House prices fall by 4%, survey reveals

HOUSE prices around the country have fallen by more than 4% since the start of the year, according to a new report.

A survey by the property website firm, Daft, has revealed that asking prices for residential property dropped by 4.2% in the first three months of 2009 following on from a 5.8% drop in the preceding quarter.

It is the eight consecutive quarter in which prices have fallen providing further evidence of the continuation of the crash in the Irish property market.

The average cost of a home in the Republic is now €281,000 — a reduction of about €63,000 from the peak of the property boom in mid-2007 and a level last reached in September 2005. Prices are also 16% lower than they were 12 months ago.

Houses in Dublin have recorded the largest decline in value so far in 2009 with average prices down 11% in the capital. Average asking prices for property in Dublin’s city centre area is now €318,751 — down 23.5% in the past year.

Other areas to suffer sharp reductions since January are Sligo (-10.5%) and Waterford city (-9.5%).
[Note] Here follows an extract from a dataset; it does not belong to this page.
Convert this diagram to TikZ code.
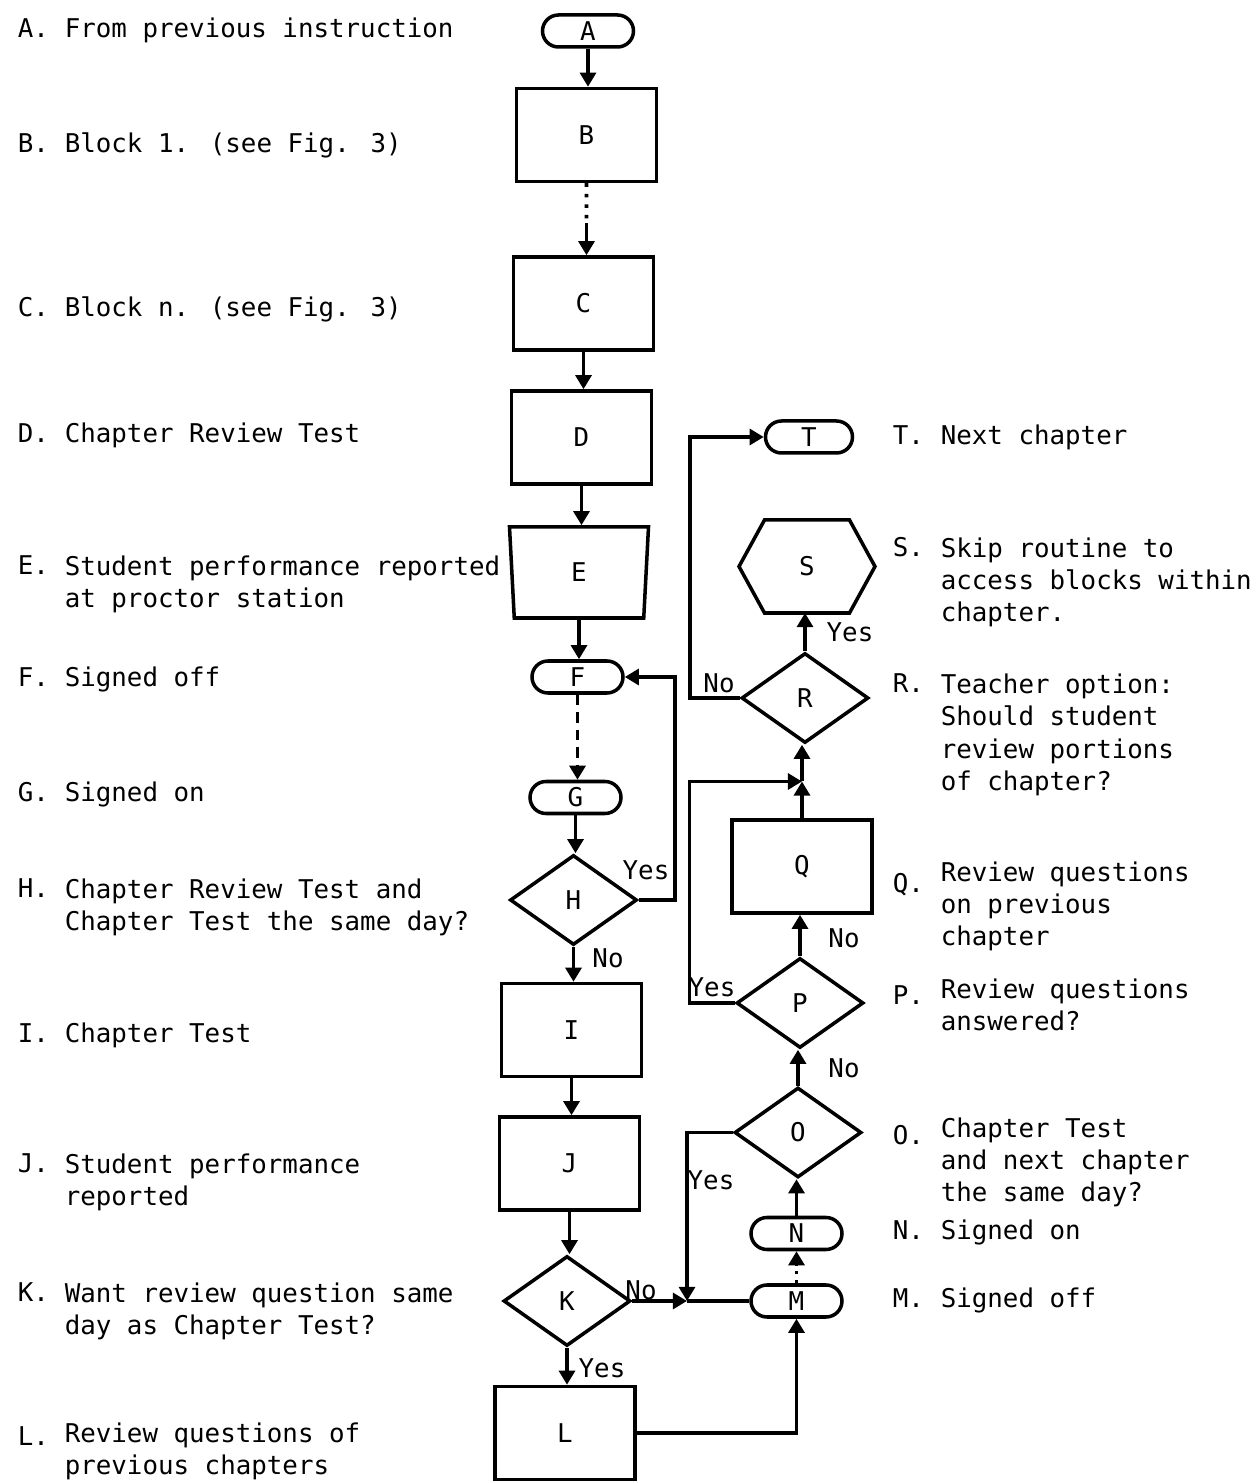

In the urban areas of Cork and Limerick, prices have fallen by about 5% on average since the start of the year.

Counties suffering the least reductions so far in 2009 were Leitrim, Laois, Longford and non-urban areas of Cork where prices fell by just 1%.

Daft economist Ronan Lyons said the report highlighted how sellers had discounted their asking prices by about €12,500 on average since January, with even large adjustments in prices in the Dublin region.

Mr Lyons said oversupply of property remained a significant problem with more than 60,000 homes for sale across the country. “One encouraging sign is that the stock of property available for sale has fallen by about 5% since its peak in October 2008,” he added.

UCD economist Liam Delaney said the fact the Daft survey is based on asking prices showed they were an overestimate of the actual prices for which properties were being sold.

Mr Delaney said the report’s findings combined with recent labour force figures indicated many people in solid middle-class jobs were experiencing considerable hardship.